Spécialement en arts numérique. Quand on fouine un peu sur le site, il y a tous les liens vers les sites des artistes et c’est assez impressionnant de voir tout ce qu’il est possible de voir.

On voit aussi ce qui se passe sur les festivals et on est inscrit à toutes les newletters et à tous les réseaux où ça circule.

DSC_0819Et par rapport au thème, c’est le thème qui fait que vous allez chercher les œuvres ou ce sont les œuvres qui font le thème ?

En fait, on a sélectionné au début une liste de 25 artistes avec des choses qui étaient en écho avec la thématique. Ensuite ce sont des décisions collégiales qui font que l’on retient ou pas. Après, il y a aussi des artistes qui entendent parler de Bouillants et qui nous font des propositions. Ça commence un peu à s’installer. C’était rigolo parce que pour avoir Body Paint de l’anglais d’origine turque Mehmet Akten, nous l’avons contacté et il ne nous a pas répondu tout de suite. Nous avons donc du le tanner un peu pour qu’il nous dise oui on non. En fait de lui même, il s’est dit : « Je vais d’abord me renseigner sur ce festival, qui sont les artistes qui sont venus précédemment » et il a fini par nous dire : «Oui, oui, absolument».
C’est donc d’abord notre réseau mais c’est aussi le leur. Même si les arts numériques, c’est très ouvert, les artistes sont une vraie communauté.

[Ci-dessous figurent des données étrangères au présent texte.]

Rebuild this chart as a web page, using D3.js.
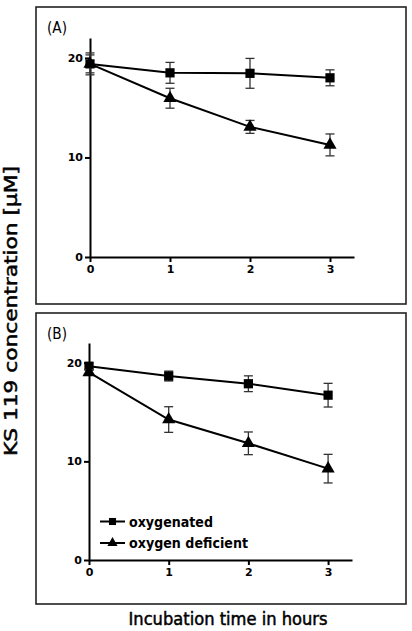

Pour finir, on peut évoquer une des contraintes de l’art contemporain, c’est que l’on a souvent besoin d’aide pour appréhender les œuvres. Vous avez fait le choix de ne pas mettre de notice d’intention alors comment qu’on fait ?

Avant d’occuper ce poste, j’étais médiatrice et je vois très bien comment ça se passe. Ce qui n’est pas toujours évident, c’est quand nous même, on doit présenter des œuvres qu’on n’arrive pas à saisir. L’idée, c’est que les médiateurs ne sont pas là pour apporter des réponses. On est là pour faire des propositions et instaurer un dialogue. Moi je sais que c’est justement en parlant avec les gens que j’arrive à avancer, pas dans la pensée de l’artiste mais dans ses intentions. Après, c’est voulu qu’il n’y ait que le titre de l’œuvre, le nom de l’artiste et sa nationalité.

Même pas les dates d’ailleurs, ce qui oblige à se demander face à certaines œuvres si elles datent ou si l’artiste a volontairement fait le choix du rétro.

C’est justement là qu’il faut poser la question au médiateur. Par exemple, dans l’œuvre Psychotic room où on est projeté dans une cellule capitonnée par l’intermédiaire d’un casque virtuel, je trouvais la mise en image très désuète par rapport à ce que l’on peut faire aujourd’hui. C’est totalement voulu par l’artiste. Ça peut aussi rappeler que ça a commencé depuis un certain temps et que c’est passé par là à un moment. D’autre part vous avez The Janus machine, l’œuvre qui est aux Champs-libres qui scanne votre visage en 3D et le mixe avec d’autres, qui est à 100% actuelle. On les devine de toutes façons celles qui sont moins récentes donc l’absence de date ça ne me dérange pas.
Il ne faut donc surtout pas hésiter à aller vers les médiateurs. Il y en a toujours deux dans l’espace. On va essayer de faire qu’il en y ait deux et demi (Rires).  On les repère facilement avec leur badge et de toutes façons, c’est eux qui viendront volontiers vers vous.

Également sur Alter1fo, un inventaire subjectif et foutraque pour vous donner une (petite) idée de ce que l’on peut voir à Bouillants #3.

Informations et renseignements pratiques sur le site du festival.

CALENDRIER :

Du 9 avril au 8 mai 2011 : Bouillants #3 au site Les Bouillants, à Vern-sur-Seiche. Médiation ambulante et sur réservation.
Exposition des œuvres réalisées par le Master 2 Arts et Technologies du Numérique.
Installations sur les sites du Volume, à Vern-sur-Seiche; les Champs Libres, à Rennes et la Cantine Numérique Rennaise.

Du 20 avril au 4 mai 2011 : Bouillants #3 au Jardin moderne, à Rennes. Exposition des oeuvres du Master 1 Arts et technologies du numérique, Rennes 2.

Du 7 au 13 juin 2011 : Bouillants #3 au festival Art Rock, à Saint-Brieuc.

Du 7 au 30 juin 2011 : Bouillants #3 au 7 Bis, à Saint-Brieuc.

Mai, juillet et août 2011 : Bouillants #3 à Quimper (sites d’exposition en études).